Start Data for processing
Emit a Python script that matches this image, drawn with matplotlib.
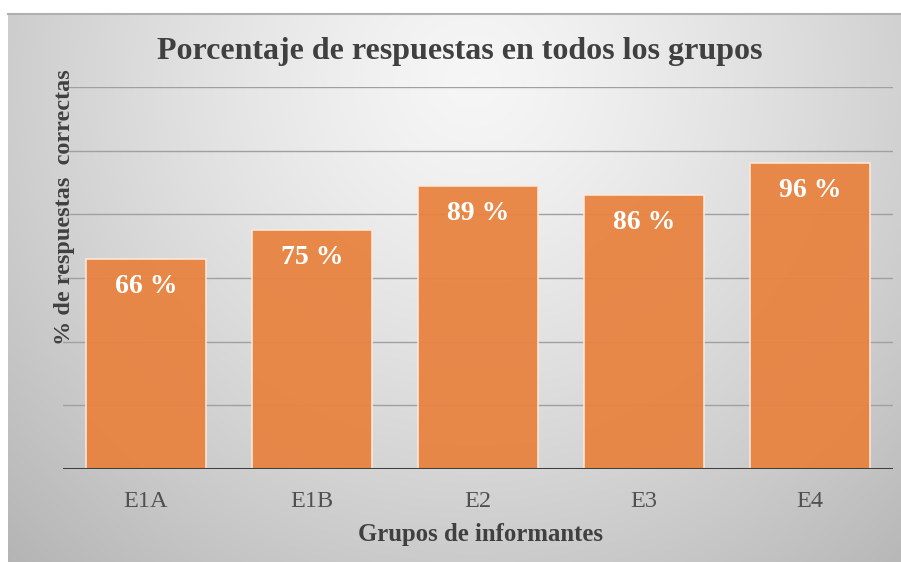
import numpy as np
import matplotlib
matplotlib.use("Agg")
import matplotlib.pyplot as plt

categories = ["E1A", "E1B", "E2", "E3", "E4"]
values = [66, 75, 89, 86, 96]
labels = ["66 %", "75 %", "89 %", "86 %", "96 %"]
title = "Porcentaje de respuestas en todos los grupos"
ylabel = "% de respuestas  correctas"
xlabel = "Grupos de informantes"

W, H = 901, 562
fig = plt.figure(figsize=(W / 100, H / 100), dpi=100)
fig.patch.set_facecolor("white")

# background radial gradient panel
bx0, by0, bx1, by1 = 8, 14, 901, 562
bg = fig.add_axes([bx0 / W, 1 - by1 / H, (bx1 - bx0) / W, (by1 - by0) / H])
bg.set_zorder(-5)
ny, nx = 200, 320
yy, xx = np.mgrid[0:ny, 0:nx]
cx, cy = nx * 0.52, ny * 0.12
r = np.sqrt(((xx - cx) / (nx * 0.62)) ** 2 + ((yy - cy) / (ny * 1.0)) ** 2)
g = 0.965 - 0.20 * np.clip(r, 0, 1.3) ** 1.3
img = np.dstack([g, g, g])
bg.imshow(img, aspect="auto", extent=[0, 1, 0, 1], origin="upper", interpolation="bilinear")
bg.plot([0, 1], [1, 1], color="#b0b0b0", lw=1.5, transform=bg.transAxes, clip_on=False)
bg.axis("off")

ax = fig.add_axes([63 / W, 1 - 469 / H, (893 - 63) / W, (469 - 87) / H])
ax.patch.set_alpha(0)
x = np.arange(len(categories))
bars = ax.bar(x, values, width=0.72, color="#E8823F", alpha=0.94,
              edgecolor="#FCE9DC", linewidth=1.2, zorder=3)
ax.set_xlim(-0.5, len(categories) - 0.5)
ax.set_ylim(0, 120)
for yv in range(20, 121, 20):
    ax.axhline(yv, color="#a0a0a0", lw=1.0, zorder=1)
ax.axhline(0, color="#404040", lw=2.2, zorder=4)
for s in ax.spines.values():
    s.set_visible(False)
ax.set_yticks([])
ax.set_xticks(x)
ax.set_xticklabels(categories, fontfamily="Liberation Serif", fontsize=17.5, color="#505050")
ax.tick_params(axis="x", length=0, pad=16)

for xi, v, lab in zip(x, values, labels):
    ax.text(xi, v - 8.6, lab, ha="center", va="center", color="white",
            fontfamily="Liberation Serif", fontweight="bold", fontsize=20, zorder=5)

fig.text(460 / W, 1 - 51 / H, title, ha="center", va="center",
         fontfamily="Liberation Serif", fontweight="bold", fontsize=23, color="#404040")
fig.text(65 / W, 1 - 207 / H, ylabel, ha="center", va="center", rotation=90,
         fontfamily="Liberation Serif", fontweight="bold", fontsize=17.5, color="#404040")
fig.text(480 / W, 1 - 534 / H, xlabel, ha="center", va="center",
         fontfamily="Liberation Serif", fontweight="bold", fontsize=17.8, color="#404040")

fig.savefig("out.png", dpi=100)
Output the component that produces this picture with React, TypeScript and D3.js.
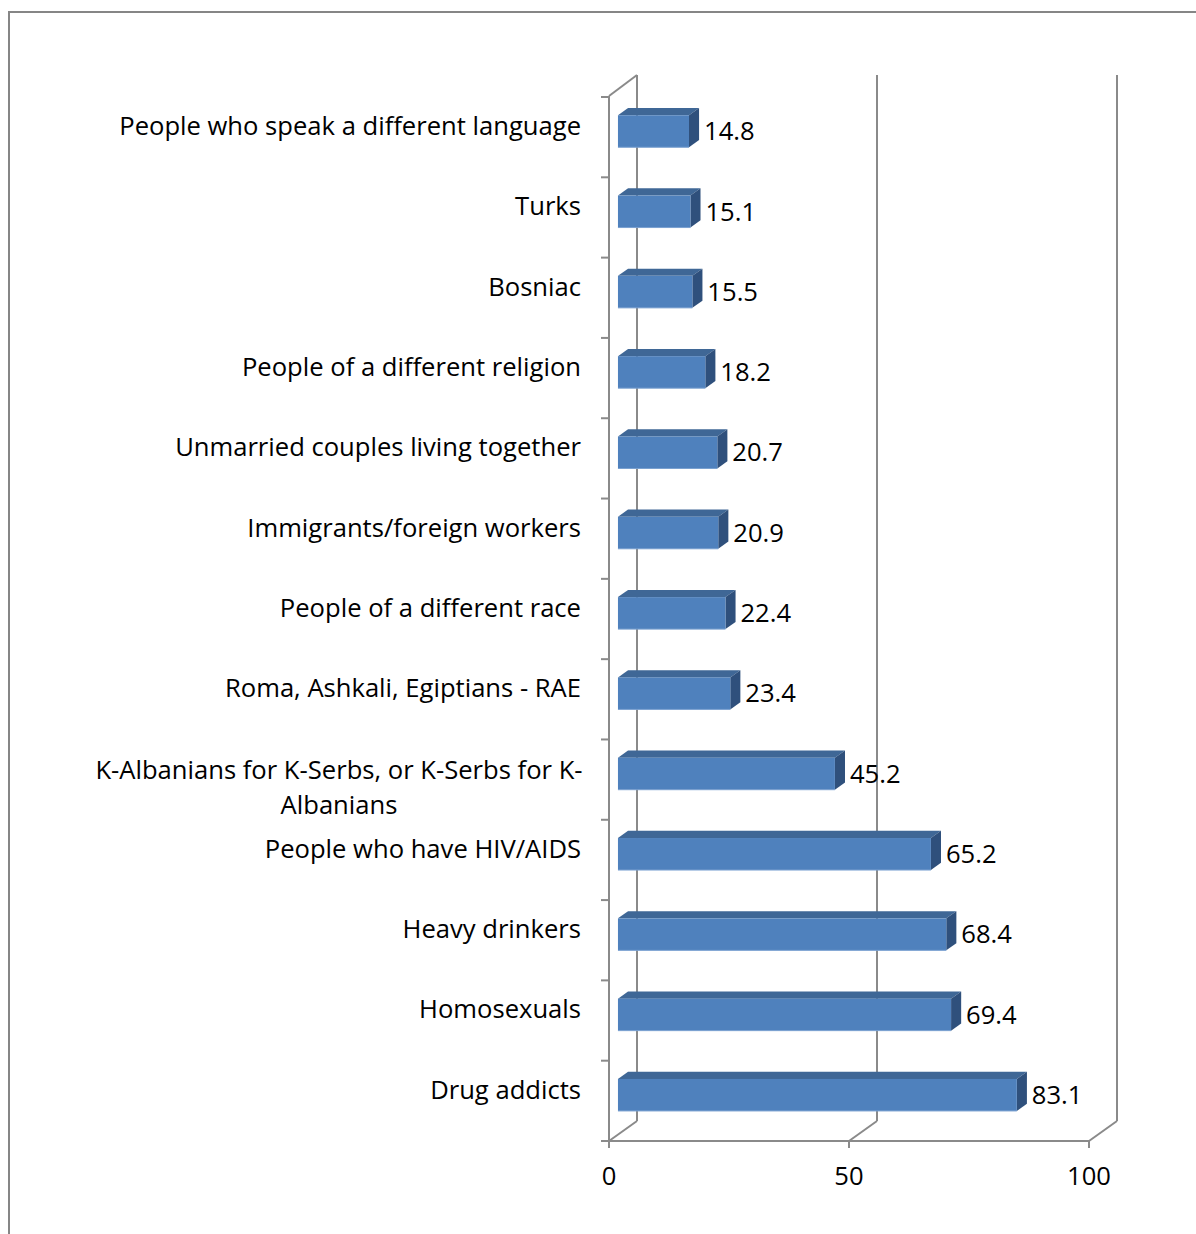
End Data for processing
* _To be done_: Print the entries above exactly, taking out only the pictures.

* _Output for this task_:
Emit a Python script that matches this image, drawn with matplotlib.
import numpy as np
import matplotlib
matplotlib.use("Agg")
import matplotlib.pyplot as plt

categories = ["E1A", "E1B", "E2", "E3", "E4"]
values = [66, 75, 89, 86, 96]
labels = ["66 %", "75 %", "89 %", "86 %", "96 %"]
title = "Porcentaje de respuestas en todos los grupos"
ylabel = "% de respuestas  correctas"
xlabel = "Grupos de informantes"

W, H = 901, 562
fig = plt.figure(figsize=(W / 100, H / 100), dpi=100)
fig.patch.set_facecolor("white")

# background radial gradient panel
bx0, by0, bx1, by1 = 8, 14, 901, 562
bg = fig.add_axes([bx0 / W, 1 - by1 / H, (bx1 - bx0) / W, (by1 - by0) / H])
bg.set_zorder(-5)
ny, nx = 200, 320
yy, xx = np.mgrid[0:ny, 0:nx]
cx, cy = nx * 0.52, ny * 0.12
r = np.sqrt(((xx - cx) / (nx * 0.62)) ** 2 + ((yy - cy) / (ny * 1.0)) ** 2)
g = 0.965 - 0.20 * np.clip(r, 0, 1.3) ** 1.3
img = np.dstack([g, g, g])
bg.imshow(img, aspect="auto", extent=[0, 1, 0, 1], origin="upper", interpolation="bilinear")
bg.plot([0, 1], [1, 1], color="#b0b0b0", lw=1.5, transform=bg.transAxes, clip_on=False)
bg.axis("off")

ax = fig.add_axes([63 / W, 1 - 469 / H, (893 - 63) / W, (469 - 87) / H])
ax.patch.set_alpha(0)
x = np.arange(len(categories))
bars = ax.bar(x, values, width=0.72, color="#E8823F", alpha=0.94,
              edgecolor="#FCE9DC", linewidth=1.2, zorder=3)
ax.set_xlim(-0.5, len(categories) - 0.5)
ax.set_ylim(0, 120)
for yv in range(20, 121, 20):
    ax.axhline(yv, color="#a0a0a0", lw=1.0, zorder=1)
ax.axhline(0, color="#404040", lw=2.2, zorder=4)
for s in ax.spines.values():
    s.set_visible(False)
ax.set_yticks([])
ax.set_xticks(x)
ax.set_xticklabels(categories, fontfamily="Liberation Serif", fontsize=17.5, color="#505050")
ax.tick_params(axis="x", length=0, pad=16)

for xi, v, lab in zip(x, values, labels):
    ax.text(xi, v - 8.6, lab, ha="center", va="center", color="white",
            fontfamily="Liberation Serif", fontweight="bold", fontsize=20, zorder=5)

fig.text(460 / W, 1 - 51 / H, title, ha="center", va="center",
         fontfamily="Liberation Serif", fontweight="bold", fontsize=23, color="#404040")
fig.text(65 / W, 1 - 207 / H, ylabel, ha="center", va="center", rotation=90,
         fontfamily="Liberation Serif", fontweight="bold", fontsize=17.5, color="#404040")
fig.text(480 / W, 1 - 534 / H, xlabel, ha="center", va="center",
         fontfamily="Liberation Serif", fontweight="bold", fontsize=17.8, color="#404040")

fig.savefig("out.png", dpi=100)
Output the component that produces this picture with React, TypeScript and D3.js.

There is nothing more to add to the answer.